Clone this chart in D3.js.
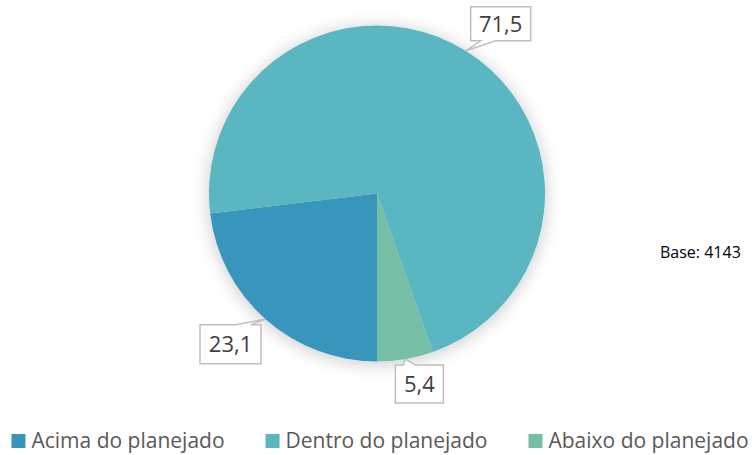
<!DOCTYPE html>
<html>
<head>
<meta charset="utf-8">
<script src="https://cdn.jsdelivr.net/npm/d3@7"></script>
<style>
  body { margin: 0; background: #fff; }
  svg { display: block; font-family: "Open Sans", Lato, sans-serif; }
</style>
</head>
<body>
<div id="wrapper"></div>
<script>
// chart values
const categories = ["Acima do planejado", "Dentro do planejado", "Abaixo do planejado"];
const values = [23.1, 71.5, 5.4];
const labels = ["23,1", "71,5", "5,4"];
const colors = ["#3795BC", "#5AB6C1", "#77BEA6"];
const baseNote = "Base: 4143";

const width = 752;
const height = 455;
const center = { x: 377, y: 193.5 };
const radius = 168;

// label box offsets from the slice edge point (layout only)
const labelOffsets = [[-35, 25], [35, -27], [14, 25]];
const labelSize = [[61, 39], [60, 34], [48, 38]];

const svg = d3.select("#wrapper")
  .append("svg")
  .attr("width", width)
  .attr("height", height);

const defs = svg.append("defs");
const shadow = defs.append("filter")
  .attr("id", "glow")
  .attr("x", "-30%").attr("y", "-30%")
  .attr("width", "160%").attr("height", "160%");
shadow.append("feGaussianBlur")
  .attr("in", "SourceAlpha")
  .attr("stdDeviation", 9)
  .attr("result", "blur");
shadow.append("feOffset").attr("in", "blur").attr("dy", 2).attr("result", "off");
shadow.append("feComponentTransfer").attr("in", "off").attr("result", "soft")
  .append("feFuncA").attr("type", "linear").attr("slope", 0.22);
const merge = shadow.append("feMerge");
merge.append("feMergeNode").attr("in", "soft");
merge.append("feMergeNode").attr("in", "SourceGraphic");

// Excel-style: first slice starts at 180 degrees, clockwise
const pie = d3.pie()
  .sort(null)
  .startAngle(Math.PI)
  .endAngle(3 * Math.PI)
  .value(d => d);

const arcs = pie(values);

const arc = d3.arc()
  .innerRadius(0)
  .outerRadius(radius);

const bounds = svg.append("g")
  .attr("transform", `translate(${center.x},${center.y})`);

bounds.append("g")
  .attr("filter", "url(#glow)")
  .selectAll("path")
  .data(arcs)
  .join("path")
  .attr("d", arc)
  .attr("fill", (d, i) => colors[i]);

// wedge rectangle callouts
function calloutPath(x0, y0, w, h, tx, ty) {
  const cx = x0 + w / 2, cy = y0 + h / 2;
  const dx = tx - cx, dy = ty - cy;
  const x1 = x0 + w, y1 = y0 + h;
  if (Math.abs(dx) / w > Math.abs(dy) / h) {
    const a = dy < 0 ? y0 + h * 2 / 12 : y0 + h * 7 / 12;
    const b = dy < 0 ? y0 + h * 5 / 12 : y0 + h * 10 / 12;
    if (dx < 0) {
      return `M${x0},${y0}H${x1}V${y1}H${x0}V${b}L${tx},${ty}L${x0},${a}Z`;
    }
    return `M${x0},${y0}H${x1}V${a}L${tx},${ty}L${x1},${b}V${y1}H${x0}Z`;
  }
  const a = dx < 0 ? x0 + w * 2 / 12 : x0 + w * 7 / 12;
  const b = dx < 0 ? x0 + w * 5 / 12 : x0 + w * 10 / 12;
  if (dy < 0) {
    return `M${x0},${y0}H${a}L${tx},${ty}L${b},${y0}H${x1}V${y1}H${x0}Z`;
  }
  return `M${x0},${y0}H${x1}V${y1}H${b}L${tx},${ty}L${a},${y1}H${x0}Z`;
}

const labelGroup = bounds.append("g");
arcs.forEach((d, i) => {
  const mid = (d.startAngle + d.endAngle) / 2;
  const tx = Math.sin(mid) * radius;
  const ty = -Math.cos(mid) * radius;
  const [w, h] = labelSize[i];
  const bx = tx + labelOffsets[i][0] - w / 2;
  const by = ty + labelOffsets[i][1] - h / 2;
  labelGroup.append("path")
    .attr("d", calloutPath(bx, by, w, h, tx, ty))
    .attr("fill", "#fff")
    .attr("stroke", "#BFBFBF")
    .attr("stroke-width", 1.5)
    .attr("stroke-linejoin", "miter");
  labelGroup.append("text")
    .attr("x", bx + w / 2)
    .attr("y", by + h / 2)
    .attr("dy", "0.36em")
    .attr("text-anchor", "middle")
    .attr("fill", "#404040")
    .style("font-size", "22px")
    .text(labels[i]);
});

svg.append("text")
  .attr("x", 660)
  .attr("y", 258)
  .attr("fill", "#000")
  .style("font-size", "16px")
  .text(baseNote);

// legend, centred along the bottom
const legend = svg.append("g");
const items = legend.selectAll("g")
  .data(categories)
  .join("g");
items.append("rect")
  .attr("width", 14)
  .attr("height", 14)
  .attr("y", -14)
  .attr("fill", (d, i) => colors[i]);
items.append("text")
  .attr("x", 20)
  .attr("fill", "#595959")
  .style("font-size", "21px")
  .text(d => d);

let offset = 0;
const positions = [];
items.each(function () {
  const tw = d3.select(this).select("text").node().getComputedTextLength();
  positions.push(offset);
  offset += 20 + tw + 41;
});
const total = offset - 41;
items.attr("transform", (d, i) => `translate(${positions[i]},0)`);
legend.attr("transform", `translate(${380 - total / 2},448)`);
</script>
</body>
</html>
________
• Task prompt:
Repeat, with no pictures, each line from the beginning of the data through the line containing "const radius = 168;", inclusive.

• Exercise output:
Clone this chart in D3.js.
<!DOCTYPE html>
<html>
<head>
<meta charset="utf-8">
<script src="https://cdn.jsdelivr.net/npm/d3@7"></script>
<style>
  body { margin: 0; background: #fff; }
  svg { display: block; font-family: "Open Sans", Lato, sans-serif; }
</style>
</head>
<body>
<div id="wrapper"></div>
<script>
// chart values
const categories = ["Acima do planejado", "Dentro do planejado", "Abaixo do planejado"];
const values = [23.1, 71.5, 5.4];
const labels = ["23,1", "71,5", "5,4"];
const colors = ["#3795BC", "#5AB6C1", "#77BEA6"];
const baseNote = "Base: 4143";

const width = 752;
const height = 455;
const center = { x: 377, y: 193.5 };
const radius = 168;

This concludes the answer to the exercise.